The Failure: A Stripped Screw and Shaking Hands
Everything was going fine until I tried to secure the fifth circuit lead to the transfer switch. I over-torqued a terminal screw—a classic IT guy move, treating a delicate component like a rusted rack bolt. I heard that sickening *pop* and realized I’d stripped the screw head. I couldn't get the wire tight, and a loose connection in a power system is basically a fire waiting to happen.
I had a legitimate sinking feeling in my gut. I had to sit on the garage floor for twenty minutes just to stop my hands from shaking. I was halfway through a project, the power was out, and I’d broken the hardware. Eventually, I realized I could swap the terminal from one of the unused 15-amp slots on the switch (it had ten slots, though I was only using six). It was a simple fix, but it reminded me that unlike a software bug, you can't just 'undo' a physical hardware failure.
Troubleshooting the 'Valentine's Day Blackout'
After I got everything wired back up, I went for the test fire. I plugged the generator into the new inlet box, flipped the transfer switch toggles to 'GEN', and... nothing. The lights stayed dark. The refrigerator was silent. It was a total system timeout. My wife came out to the garage, not to complain, but to offer me a flashlight. She’s seen me in this state before, usually when a firmware update bricks the router.

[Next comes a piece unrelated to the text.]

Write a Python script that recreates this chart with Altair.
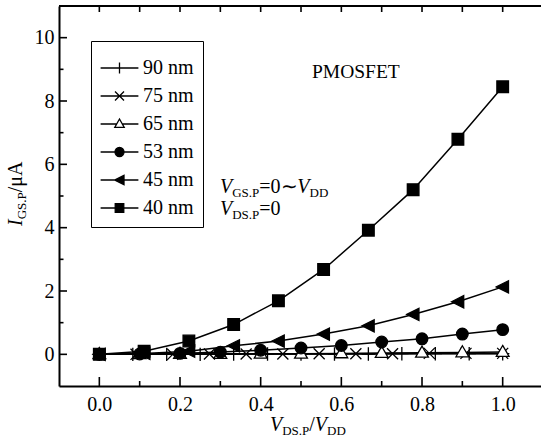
import altair as alt
import pandas as pd

# ---------------- data ----------------
series_names = ["90 nm", "75 nm", "65 nm", "53 nm", "45 nm", "40 nm"]

x_90 = [0, 0.083, 0.167, 0.25, 0.333, 0.417, 0.5, 0.583, 0.667, 0.75, 0.833, 0.917, 1.0]
y_90 = [0, 0, 0, 0, 0.01, 0.01, 0.01, 0.01, 0.01, 0.02, 0.02, 0.02, 0.02]

x_75 = [0, 0.091, 0.182, 0.273, 0.364, 0.455, 0.545, 0.636, 0.727, 0.818, 0.909, 1.0]
y_75 = [0, 0, 0, 0.01, 0.01, 0.01, 0.02, 0.02, 0.02, 0.03, 0.03, 0.03]

x_65 = [0, 0.1, 0.2, 0.3, 0.4, 0.5, 0.6, 0.7, 0.8, 0.9, 1.0]
y_65 = [0, 0, 0.01, 0.01, 0.02, 0.02, 0.03, 0.04, 0.05, 0.06, 0.07]

x_53 = [0, 0.1, 0.2, 0.3, 0.4, 0.5, 0.6, 0.7, 0.8, 0.9, 1.0]
y_53 = [0, 0.01, 0.03, 0.07, 0.13, 0.2, 0.28, 0.39, 0.49, 0.64, 0.78]

x_45 = [0, 0.111, 0.222, 0.333, 0.444, 0.556, 0.667, 0.778, 0.889, 1.0]
y_45 = [0, 0.03, 0.1, 0.27, 0.42, 0.64, 0.9, 1.26, 1.66, 2.13]

x_40 = [0, 0.111, 0.222, 0.333, 0.444, 0.556, 0.667, 0.778, 0.889, 1.0]
y_40 = [0, 0.1, 0.42, 0.94, 1.69, 2.68, 3.92, 5.2, 6.79, 8.45]

x_major = [0.0, 0.2, 0.4, 0.6, 0.8, 1.0]
x_minor = [0.1, 0.3, 0.5, 0.7, 0.9]
x_top = [0.0, 0.1, 0.2, 0.3, 0.4, 0.5, 0.6, 0.7, 0.8, 0.9, 1.0]
y_major = [0, 2, 4, 6, 8, 10]
y_minor = [1, 3, 5, 7, 9]

# ---------------- tables ----------------
rows = []
for name, xs, ys in zip(series_names,
                        [x_90, x_75, x_65, x_53, x_45, x_40],
                        [y_90, y_75, y_65, y_53, y_45, y_40]):
    for i, (xv, yv) in enumerate(zip(xs, ys)):
        rows.append({"series": name, "x": xv, "y": yv, "i": i})
df = pd.DataFrame(rows)

W, H = 482, 380
FONT = "'Liberation Serif', 'Times New Roman', Times, serif"

xscale = alt.Scale(domain=[-0.1, 1.095], nice=False, zero=False)
yscale = alt.Scale(domain=[-1, 11], nice=False, zero=False)

xaxis = alt.Axis(values=x_major, format=".1f", ticks=False, grid=False, title=None,
                 domainColor="black", domainWidth=2, labelFont=FONT, labelFontSize=20,
                 labelColor="black", labelPadding=8)
yaxis = alt.Axis(values=y_major, format="d", ticks=False, grid=False, title=None,
                 domainColor="black", domainWidth=2, labelFont=FONT, labelFontSize=20,
                 labelColor="black", labelPadding=5)

X = alt.X("x:Q", scale=xscale, axis=xaxis)
Y = alt.Y("y:Q", scale=yscale, axis=yaxis)

lines = alt.Chart(df).mark_line(color="black", strokeWidth=1.5).encode(
    x=X, y=Y, detail="series:N", order="i:Q")

marker_shapes = [
    "M-1.15,0H1.15M0,-1.15V1.15",
    "M-0.95,-0.95L0.95,0.95M-0.95,0.95L0.95,-0.95",
    "M0,-1.15L1.1,0.75L-1.1,0.75Z",
    "circle",
    "M-1.1,0L1,-1.05L1,1.05Z",
    "square",
]
fills = ["black", "black", "white", "black", "black", "black"]
strokes = ["black"] * 6

markers = alt.Chart(df).mark_point(filled=True, stroke="black", strokeWidth=1.3, size=135, opacity=1).encode(
    x=X, y=Y,
    shape=alt.Shape("series:N", scale=alt.Scale(domain=series_names, range=marker_shapes), legend=None),
    fill=alt.Fill("series:N", scale=alt.Scale(domain=series_names, range=fills), legend=None),
)

legend_paths = [
    "M-4.2,0H4.2M0,-1.2V1.2",
    "M-4.2,0H4.2M-1,-1L1,1M-1,1L1,-1",
    "M-4.2,0H-0.6M0.6,0H4.2M0,-1.1L1.05,0.75L-1.05,0.75Z",
    "M-4.2,0H4.2M1,0A1,1,0,1,1,-1,0A1,1,0,1,1,1,0Z",
    "M-4.2,0H4.2M-1.1,0L1,-1.05L1,1.05Z",
    "M-4.2,0H4.2M-0.95,-0.95H0.95V0.95H-0.95Z",
]

leg = alt.Legend(title=" ", titleFontSize=6, titlePadding=2, orient="none",
                 legendX=32, legendY=35, padding=9, strokeColor="black",
                 fillColor="white", labelFont=FONT, labelFontSize=20, labelColor="black",
                 symbolSize=81, symbolOffset=9.5, labelOffset=13.5, rowPadding=8,
                 symbolStrokeColor="black", symbolStrokeWidth=1.3, symbolOpacity=1)

legend_layer = alt.Chart(df).transform_filter("false").mark_point(
    filled=True, strokeWidth=1.3, size=81, opacity=1).encode(
    x=X, y=Y,
    shape=alt.Shape("series:N", scale=alt.Scale(domain=series_names, range=legend_paths), legend=leg),
    fill=alt.Fill("series:N", scale=alt.Scale(domain=series_names, range=fills), legend=leg),
    stroke=alt.Stroke("series:N", scale=alt.Scale(domain=series_names, range=strokes), legend=leg),
)

# ---------------- inward ticks and frame ----------------
def tick_layer(values, field, **enc):
    d = pd.DataFrame({field: values})
    if field == "x":
        e = dict(x=alt.X("x:Q", scale=xscale, axis=xaxis))
    else:
        e = dict(y=alt.Y("y:Q", scale=yscale, axis=yaxis))
    e.update(enc)
    return alt.Chart(d).mark_rule(color="black", strokeWidth=1.6).encode(**e)

ticks = [
    tick_layer(x_major, "x", y=alt.value(H), y2=alt.value(H - 9)),
    tick_layer(x_minor, "x", y=alt.value(H), y2=alt.value(H - 5)),
    tick_layer(x_top, "x", y=alt.value(0), y2=alt.value(6)),
    tick_layer(y_major, "y", x=alt.value(0), x2=alt.value(8)),
    tick_layer(y_minor, "y", x=alt.value(0), x2=alt.value(4.5)),
]
top_border = alt.Chart(pd.DataFrame({"a": [0]})).mark_rule(color="black", strokeWidth=2).encode(
    x=alt.value(0), x2=alt.value(W), y=alt.value(0))

# ---------------- text with sub-scripts ----------------
TW = {" ": 250, ".": 250, "/": 278, "=": 564, "∼": 838, "0": 500, "A": 722, "D": 722,
      "G": 722, "P": 556, "S": 556, "μ": 500, "I": 333, "V": 611}

def rich(pieces, x0, y0, angle=0):
    out = []
    cur = 0.0
    for text, size, italic, shift in pieces:
        w = sum(TW.get(c, 500) for c in text) * size / 1000.0
        if angle == 0:
            px, py = x0 + cur, y0 + shift
        else:
            px, py = x0 + shift, y0 - cur
        kw = dict(font=FONT, fontSize=size, color="black", align="left",
                  baseline="alphabetic", fontStyle="italic" if italic else "normal")
        if angle:
            kw["angle"] = angle
        out.append(alt.Chart(pd.DataFrame({"t": [text]})).mark_text(**kw).encode(
            x=alt.value(px), y=alt.value(py), text="t:N"))
        cur += w
    return out

M, S, SH = 20, 13, 4
xtitle = rich([("V", M, True, 0), ("DS.P", S, False, SH), ("/", M, False, 0),
               ("V", M, True, 0), ("DD", S, False, SH)], 211, 425)
ytitle = rich([("I", M, True, 0), ("GS.P", S, False, SH), ("/μA", M, False, 0)], -37, 220, angle=270)
ann1 = rich([("V", M, True, 0), ("GS.P", S, False, SH), ("=0∼", M, False, 0),
             ("V", M, True, 0), ("DD", S, False, SH)], 161, 187)
ann2 = rich([("V", M, True, 0), ("DS.P", S, False, SH), ("=0", M, False, 0)], 161, 209)
pm = alt.Chart(pd.DataFrame({"t": ["PMOSFET"]})).mark_text(
    font=FONT, fontSize=19.5, color="black", align="left", baseline="alphabetic").encode(
    x=alt.value(253), y=alt.value(72), text="t:N")

chart = alt.layer(
    lines, markers, legend_layer, *ticks, top_border, pm, *xtitle, *ytitle, *ann1, *ann2
).resolve_scale(shape="independent", fill="independent", stroke="independent").properties(
    width=W, height=H,
    autosize=alt.AutoSizeParams(type="none"),
    padding={"left": 59, "top": 6, "right": 0, "bottom": 59},
).configure_view(stroke=None).configure(background="white")

chart.save("out.html", embed_options={"renderer": "svg", "actions": False})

It took me two hours of troubleshooting with a multimeter to find the culprit: a loose neutral wire in the inlet box. In the networking world, this is a Layer 1 physical connectivity issue. Once I tightened that white wire, the connection was established. I flipped the switch again, and I heard it—the visceral satisfaction of the transfer switch 'clunking' into place. It’s a mechanical sound you just don’t get in the digital world. Suddenly, the refrigerator hummed to life, and my office lights flickered on.
Final Reflections: Load Matching vs. Raw Power
By March 15, 2026, I had the system fully integrated. We actually had a minor neighborhood outage that week, and while the rest of the street was dark, my office was running perfectly on that 7500W unit. What I realized through this process is that most people over-provision their power needs. They want to run the whole house exactly as it was, which is why they get those $380 bills. By isolating just those 6 critical circuits, I was able to maintain a 'business as usual' environment with a fraction of the fuel consumption.
If you're looking to start smaller before jumping into a full panel integration, you might want to check out my notes on how I built a magnetic generator in my garage. That experiment was a bit more 'mad scientist' and a bit less 'IT professional,' but it taught me a lot about how much power we actually waste in a standard suburban home. At the end of the day, this isn't about being a prepper or saving the planet—it's about hardware redundancy. It’s about knowing that when the grid (the ultimate ISP) goes down, your local network stays up. And if I can do it without burning my garage down, any IT guy with a multimeter can too. Just watch out for those terminal screws; they aren't as tough as they look.